All lines in the records below from the line with "Write the React, TypeScript" through the line with "const c8c1C4F9Err = [0.2, 0.2, 0.3, 0.2, 0.8];" are to be given again exactly, both ends included; the pictures are to be left out.
-- BEGIN --
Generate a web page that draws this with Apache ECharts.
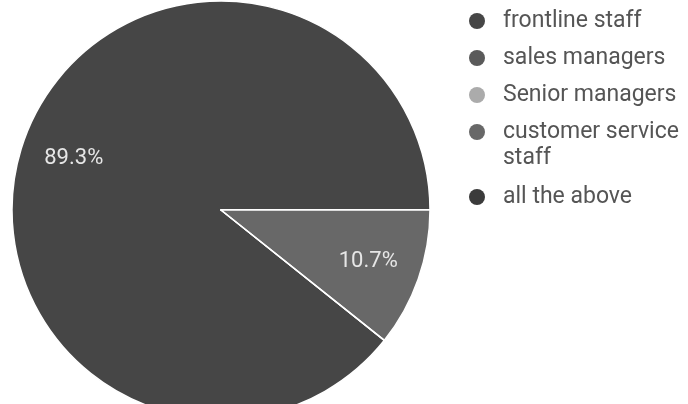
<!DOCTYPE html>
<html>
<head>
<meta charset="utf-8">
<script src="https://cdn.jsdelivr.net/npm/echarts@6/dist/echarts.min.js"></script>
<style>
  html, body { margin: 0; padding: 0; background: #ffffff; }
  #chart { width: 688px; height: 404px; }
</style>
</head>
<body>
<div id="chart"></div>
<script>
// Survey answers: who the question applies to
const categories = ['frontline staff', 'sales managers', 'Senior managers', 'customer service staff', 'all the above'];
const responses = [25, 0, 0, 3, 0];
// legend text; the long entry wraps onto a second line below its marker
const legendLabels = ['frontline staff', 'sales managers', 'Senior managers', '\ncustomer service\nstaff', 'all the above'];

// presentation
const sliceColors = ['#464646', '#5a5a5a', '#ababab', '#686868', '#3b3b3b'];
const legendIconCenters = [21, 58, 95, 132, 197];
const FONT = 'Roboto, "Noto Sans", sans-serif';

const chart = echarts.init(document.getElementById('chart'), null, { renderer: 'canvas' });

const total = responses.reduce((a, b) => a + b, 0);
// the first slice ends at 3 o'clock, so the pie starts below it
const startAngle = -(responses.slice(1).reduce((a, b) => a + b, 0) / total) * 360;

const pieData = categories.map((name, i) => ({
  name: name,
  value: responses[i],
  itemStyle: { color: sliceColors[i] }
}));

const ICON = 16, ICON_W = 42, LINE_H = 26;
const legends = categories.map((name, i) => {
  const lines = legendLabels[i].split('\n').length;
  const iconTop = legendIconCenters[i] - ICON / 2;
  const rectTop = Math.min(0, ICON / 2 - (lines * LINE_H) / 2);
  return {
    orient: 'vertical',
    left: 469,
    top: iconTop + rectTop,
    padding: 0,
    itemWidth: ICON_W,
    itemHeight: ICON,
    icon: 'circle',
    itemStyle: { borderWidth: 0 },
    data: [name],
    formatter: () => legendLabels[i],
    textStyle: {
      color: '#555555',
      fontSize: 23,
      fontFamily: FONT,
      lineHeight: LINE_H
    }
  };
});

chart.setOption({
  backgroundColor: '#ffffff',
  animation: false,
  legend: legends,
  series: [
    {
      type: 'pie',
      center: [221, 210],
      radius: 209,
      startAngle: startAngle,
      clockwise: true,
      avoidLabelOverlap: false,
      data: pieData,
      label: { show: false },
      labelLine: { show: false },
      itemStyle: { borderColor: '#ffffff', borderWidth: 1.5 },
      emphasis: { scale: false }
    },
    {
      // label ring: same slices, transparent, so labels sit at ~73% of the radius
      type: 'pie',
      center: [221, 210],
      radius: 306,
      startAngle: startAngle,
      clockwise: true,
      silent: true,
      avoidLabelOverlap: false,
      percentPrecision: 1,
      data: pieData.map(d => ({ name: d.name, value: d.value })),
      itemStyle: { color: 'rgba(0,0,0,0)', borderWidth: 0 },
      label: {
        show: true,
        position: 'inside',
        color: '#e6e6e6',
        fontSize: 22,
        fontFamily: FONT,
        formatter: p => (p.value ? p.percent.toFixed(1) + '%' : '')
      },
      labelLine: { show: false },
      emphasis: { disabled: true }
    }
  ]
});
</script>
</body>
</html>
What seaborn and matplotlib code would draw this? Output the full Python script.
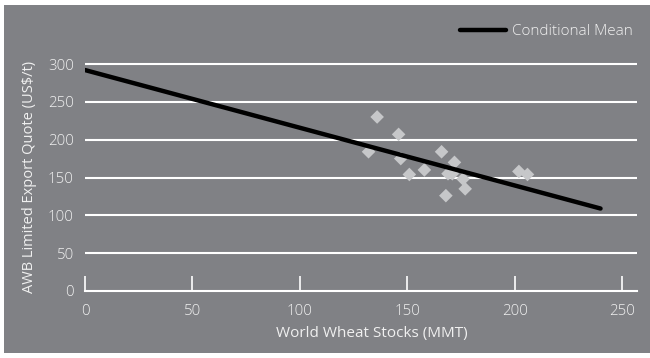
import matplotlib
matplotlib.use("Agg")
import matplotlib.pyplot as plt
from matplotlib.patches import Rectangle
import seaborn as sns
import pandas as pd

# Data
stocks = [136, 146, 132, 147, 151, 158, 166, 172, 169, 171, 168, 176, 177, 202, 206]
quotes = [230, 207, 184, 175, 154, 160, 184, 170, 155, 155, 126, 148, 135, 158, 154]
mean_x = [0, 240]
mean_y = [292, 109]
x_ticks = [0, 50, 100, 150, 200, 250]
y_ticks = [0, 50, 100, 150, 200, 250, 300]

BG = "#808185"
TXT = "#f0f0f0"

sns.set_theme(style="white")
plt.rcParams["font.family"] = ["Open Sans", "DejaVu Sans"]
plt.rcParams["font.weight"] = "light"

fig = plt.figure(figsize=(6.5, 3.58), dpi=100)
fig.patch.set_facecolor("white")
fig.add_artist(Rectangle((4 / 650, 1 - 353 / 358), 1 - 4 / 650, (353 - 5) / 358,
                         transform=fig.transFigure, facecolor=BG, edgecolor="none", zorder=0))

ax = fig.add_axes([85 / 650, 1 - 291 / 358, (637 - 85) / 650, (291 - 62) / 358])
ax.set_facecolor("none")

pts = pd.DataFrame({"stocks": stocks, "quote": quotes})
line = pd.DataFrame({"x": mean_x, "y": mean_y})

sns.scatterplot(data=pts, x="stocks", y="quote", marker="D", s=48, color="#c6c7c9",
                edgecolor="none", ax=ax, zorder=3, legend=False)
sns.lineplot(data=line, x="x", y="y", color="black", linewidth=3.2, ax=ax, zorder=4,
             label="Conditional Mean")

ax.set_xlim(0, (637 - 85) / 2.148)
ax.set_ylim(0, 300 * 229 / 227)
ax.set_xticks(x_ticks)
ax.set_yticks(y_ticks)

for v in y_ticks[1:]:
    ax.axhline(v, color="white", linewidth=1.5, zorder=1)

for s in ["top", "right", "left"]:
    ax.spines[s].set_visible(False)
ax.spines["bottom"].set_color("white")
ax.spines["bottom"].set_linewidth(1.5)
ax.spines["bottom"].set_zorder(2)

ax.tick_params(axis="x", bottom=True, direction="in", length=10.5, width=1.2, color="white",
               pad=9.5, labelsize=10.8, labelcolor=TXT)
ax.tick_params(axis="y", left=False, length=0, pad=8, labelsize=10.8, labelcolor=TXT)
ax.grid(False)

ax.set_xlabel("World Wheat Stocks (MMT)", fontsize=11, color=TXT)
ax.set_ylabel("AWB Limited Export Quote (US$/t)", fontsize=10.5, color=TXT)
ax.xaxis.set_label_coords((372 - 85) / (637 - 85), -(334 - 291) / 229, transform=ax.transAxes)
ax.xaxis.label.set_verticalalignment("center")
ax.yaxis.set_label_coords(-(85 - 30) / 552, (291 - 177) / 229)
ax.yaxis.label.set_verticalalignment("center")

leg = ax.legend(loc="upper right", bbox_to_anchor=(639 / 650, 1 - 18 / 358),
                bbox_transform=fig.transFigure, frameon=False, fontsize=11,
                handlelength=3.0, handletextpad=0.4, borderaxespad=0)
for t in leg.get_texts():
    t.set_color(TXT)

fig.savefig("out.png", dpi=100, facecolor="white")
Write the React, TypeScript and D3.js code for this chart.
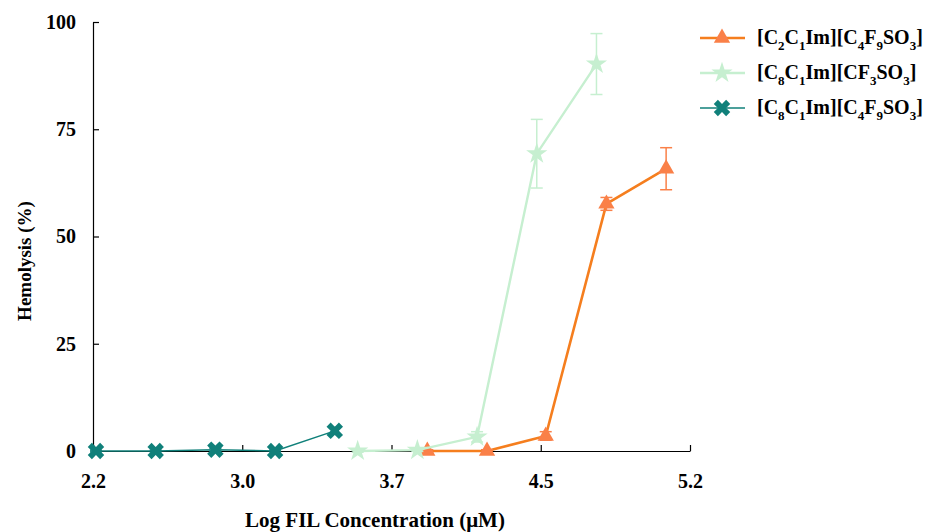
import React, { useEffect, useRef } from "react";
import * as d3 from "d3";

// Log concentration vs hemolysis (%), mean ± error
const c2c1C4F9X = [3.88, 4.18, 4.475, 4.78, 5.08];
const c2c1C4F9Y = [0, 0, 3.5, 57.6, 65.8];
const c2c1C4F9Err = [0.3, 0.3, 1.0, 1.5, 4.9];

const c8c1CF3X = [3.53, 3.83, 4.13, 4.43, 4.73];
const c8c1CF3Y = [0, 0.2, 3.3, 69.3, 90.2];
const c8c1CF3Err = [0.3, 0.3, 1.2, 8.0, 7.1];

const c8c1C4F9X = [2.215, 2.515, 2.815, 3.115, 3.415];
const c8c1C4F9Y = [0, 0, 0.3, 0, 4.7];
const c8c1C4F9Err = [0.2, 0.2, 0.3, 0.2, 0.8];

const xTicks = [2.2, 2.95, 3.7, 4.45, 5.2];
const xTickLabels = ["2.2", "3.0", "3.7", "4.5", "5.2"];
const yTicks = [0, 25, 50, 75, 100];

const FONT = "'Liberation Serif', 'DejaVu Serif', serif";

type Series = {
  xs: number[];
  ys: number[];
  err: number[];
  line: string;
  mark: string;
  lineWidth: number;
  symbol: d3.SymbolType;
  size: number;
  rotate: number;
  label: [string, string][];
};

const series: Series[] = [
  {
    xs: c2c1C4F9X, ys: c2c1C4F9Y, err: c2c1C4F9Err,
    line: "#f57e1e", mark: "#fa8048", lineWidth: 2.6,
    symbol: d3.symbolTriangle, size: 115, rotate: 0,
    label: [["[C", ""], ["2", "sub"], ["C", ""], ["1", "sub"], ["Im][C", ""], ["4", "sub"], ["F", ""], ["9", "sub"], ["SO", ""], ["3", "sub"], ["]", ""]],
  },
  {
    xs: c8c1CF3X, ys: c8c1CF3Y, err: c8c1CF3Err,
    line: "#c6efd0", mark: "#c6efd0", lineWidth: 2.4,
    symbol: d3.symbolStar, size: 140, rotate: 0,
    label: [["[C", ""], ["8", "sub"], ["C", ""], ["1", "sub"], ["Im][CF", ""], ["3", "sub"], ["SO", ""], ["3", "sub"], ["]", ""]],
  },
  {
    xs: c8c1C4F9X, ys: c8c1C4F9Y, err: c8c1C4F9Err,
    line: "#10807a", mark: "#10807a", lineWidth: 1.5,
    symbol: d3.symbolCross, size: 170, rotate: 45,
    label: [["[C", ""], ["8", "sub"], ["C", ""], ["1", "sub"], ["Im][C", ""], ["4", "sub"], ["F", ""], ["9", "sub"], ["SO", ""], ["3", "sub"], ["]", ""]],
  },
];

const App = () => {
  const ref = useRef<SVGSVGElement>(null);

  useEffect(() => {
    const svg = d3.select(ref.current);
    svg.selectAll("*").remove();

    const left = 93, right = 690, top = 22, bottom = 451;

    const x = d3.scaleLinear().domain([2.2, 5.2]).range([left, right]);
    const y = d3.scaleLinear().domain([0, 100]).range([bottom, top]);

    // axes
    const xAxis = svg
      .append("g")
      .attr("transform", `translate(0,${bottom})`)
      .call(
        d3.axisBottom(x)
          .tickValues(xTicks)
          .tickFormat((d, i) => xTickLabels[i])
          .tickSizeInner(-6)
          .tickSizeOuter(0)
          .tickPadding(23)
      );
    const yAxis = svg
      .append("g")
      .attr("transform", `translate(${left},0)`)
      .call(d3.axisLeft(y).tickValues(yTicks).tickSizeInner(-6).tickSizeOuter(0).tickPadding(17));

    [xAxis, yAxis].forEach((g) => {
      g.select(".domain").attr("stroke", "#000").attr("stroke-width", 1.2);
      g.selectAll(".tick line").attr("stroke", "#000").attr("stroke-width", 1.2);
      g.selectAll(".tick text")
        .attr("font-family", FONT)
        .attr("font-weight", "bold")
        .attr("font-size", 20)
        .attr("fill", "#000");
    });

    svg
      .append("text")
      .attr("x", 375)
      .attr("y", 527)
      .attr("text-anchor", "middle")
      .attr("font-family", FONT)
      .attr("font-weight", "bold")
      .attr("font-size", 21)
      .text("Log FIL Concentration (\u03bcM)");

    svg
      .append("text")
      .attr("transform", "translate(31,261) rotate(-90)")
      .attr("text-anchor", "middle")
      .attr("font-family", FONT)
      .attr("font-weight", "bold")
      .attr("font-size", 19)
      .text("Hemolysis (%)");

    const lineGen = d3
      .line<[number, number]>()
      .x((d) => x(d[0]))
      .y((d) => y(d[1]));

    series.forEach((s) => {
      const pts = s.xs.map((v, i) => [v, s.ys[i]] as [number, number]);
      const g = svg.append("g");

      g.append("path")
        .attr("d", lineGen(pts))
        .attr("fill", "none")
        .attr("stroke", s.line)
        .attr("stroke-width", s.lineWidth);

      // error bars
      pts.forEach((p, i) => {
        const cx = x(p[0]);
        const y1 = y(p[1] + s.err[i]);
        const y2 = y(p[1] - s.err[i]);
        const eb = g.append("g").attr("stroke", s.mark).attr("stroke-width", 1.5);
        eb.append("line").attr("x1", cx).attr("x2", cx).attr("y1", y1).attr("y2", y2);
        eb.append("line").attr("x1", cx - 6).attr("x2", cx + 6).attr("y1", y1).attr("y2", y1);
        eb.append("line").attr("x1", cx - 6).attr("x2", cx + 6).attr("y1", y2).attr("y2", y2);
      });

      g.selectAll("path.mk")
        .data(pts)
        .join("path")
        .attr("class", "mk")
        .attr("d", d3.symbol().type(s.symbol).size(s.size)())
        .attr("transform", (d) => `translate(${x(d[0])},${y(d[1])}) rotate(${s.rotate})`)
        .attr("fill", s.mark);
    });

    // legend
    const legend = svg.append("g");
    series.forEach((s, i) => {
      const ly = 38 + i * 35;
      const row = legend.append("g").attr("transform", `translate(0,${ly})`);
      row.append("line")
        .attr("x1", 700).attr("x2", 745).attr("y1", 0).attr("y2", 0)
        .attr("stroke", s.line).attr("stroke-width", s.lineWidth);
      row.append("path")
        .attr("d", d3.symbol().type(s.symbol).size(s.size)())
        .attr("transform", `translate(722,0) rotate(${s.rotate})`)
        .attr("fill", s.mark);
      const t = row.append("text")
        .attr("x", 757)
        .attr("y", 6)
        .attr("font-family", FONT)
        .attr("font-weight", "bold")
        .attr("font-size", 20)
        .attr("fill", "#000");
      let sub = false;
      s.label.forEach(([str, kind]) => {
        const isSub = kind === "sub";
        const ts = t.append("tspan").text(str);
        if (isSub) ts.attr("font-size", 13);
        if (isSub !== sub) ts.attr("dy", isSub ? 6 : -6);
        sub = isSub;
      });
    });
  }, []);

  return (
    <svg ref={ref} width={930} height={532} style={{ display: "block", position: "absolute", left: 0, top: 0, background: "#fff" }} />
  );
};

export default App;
-- END --
§ **Response below**
Write the React, TypeScript and D3.js code for this chart.
import React, { useEffect, useRef } from "react";
import * as d3 from "d3";

// Log concentration vs hemolysis (%), mean ± error
const c2c1C4F9X = [3.88, 4.18, 4.475, 4.78, 5.08];
const c2c1C4F9Y = [0, 0, 3.5, 57.6, 65.8];
const c2c1C4F9Err = [0.3, 0.3, 1.0, 1.5, 4.9];

const c8c1CF3X = [3.53, 3.83, 4.13, 4.43, 4.73];
const c8c1CF3Y = [0, 0.2, 3.3, 69.3, 90.2];
const c8c1CF3Err = [0.3, 0.3, 1.2, 8.0, 7.1];

const c8c1C4F9X = [2.215, 2.515, 2.815, 3.115, 3.415];
const c8c1C4F9Y = [0, 0, 0.3, 0, 4.7];
const c8c1C4F9Err = [0.2, 0.2, 0.3, 0.2, 0.8];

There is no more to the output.